The Strait of Hormuz is the world’s most dangerous shipping lane — and the UAE may now be ready to act.

The United Arab Emirates could join a U.S.-led international effort to protect shipping through the Strait of Hormuz, a senior Emirati official said Tuesday, signaling a potential shift as tensions with Iran continue to rattle global energy markets.

Anwar Gargash, diplomatic adviser to the UAE president, said discussions were ongoing but no formal agreement had been finalized.

“We all have a responsibility to ensure the flow of trade, the flow of energy,” Gargash said during an online event hosted by the Council on Foreign Relations.
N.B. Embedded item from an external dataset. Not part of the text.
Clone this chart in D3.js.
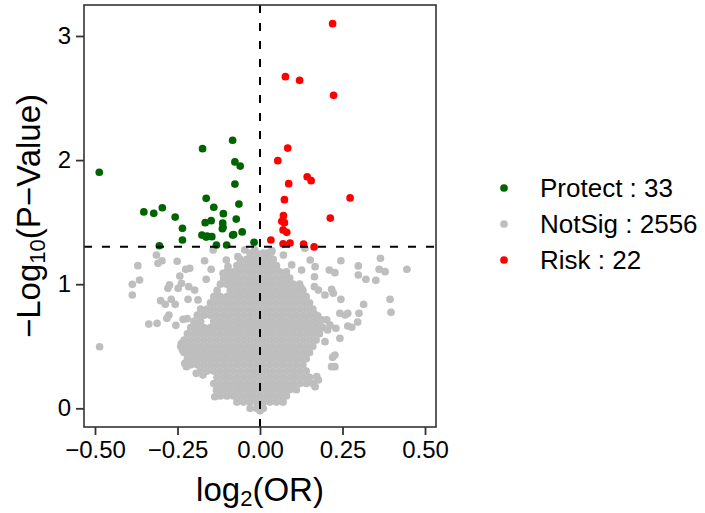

His remarks come as Iran has effectively blocked or severely disrupted traffic through the narrow waterway, through which roughly one-fifth of global oil supplies transit. The disruption has pushed energy prices sharply higher and intensified pressure on governments dependent on Gulf exports.

President Donald Trump has called on allied nations to deploy naval assets to escort commercial tankers and help restore safe passage. So far, responses from major powers have been cautious, with several governments weighing the risks of becoming more directly involved in the conflict.

The UAE’s position is particularly sensitive. While it hosts U.S. military forces and remains a key American security partner, Emirati officials have repeatedly stressed that they do not seek escalation. At the same time, the country’s economy depends heavily on uninterrupted energy exports and maritime trade.

Gargash suggested that any stabilization effort would need to extend beyond reopening the strait. Once the war between the United States, Israel and Iran ends, he said, a broader framework would be required to prevent Tehran from using its nuclear, missile or drone programs to destabilize the region again.

The statement reflects the Gulf’s strategic dilemma: protect vital economic lifelines without being drawn into a prolonged regional war. For now, the UAE appears open to coordination — but careful not to commit until the shape and scope of the mission become clearer.

Whether a multinational naval coalition materializes may determine not only the security of a narrow stretch of water, but also the trajectory of a conflict that is already reshaping the Middle East’s balance of power.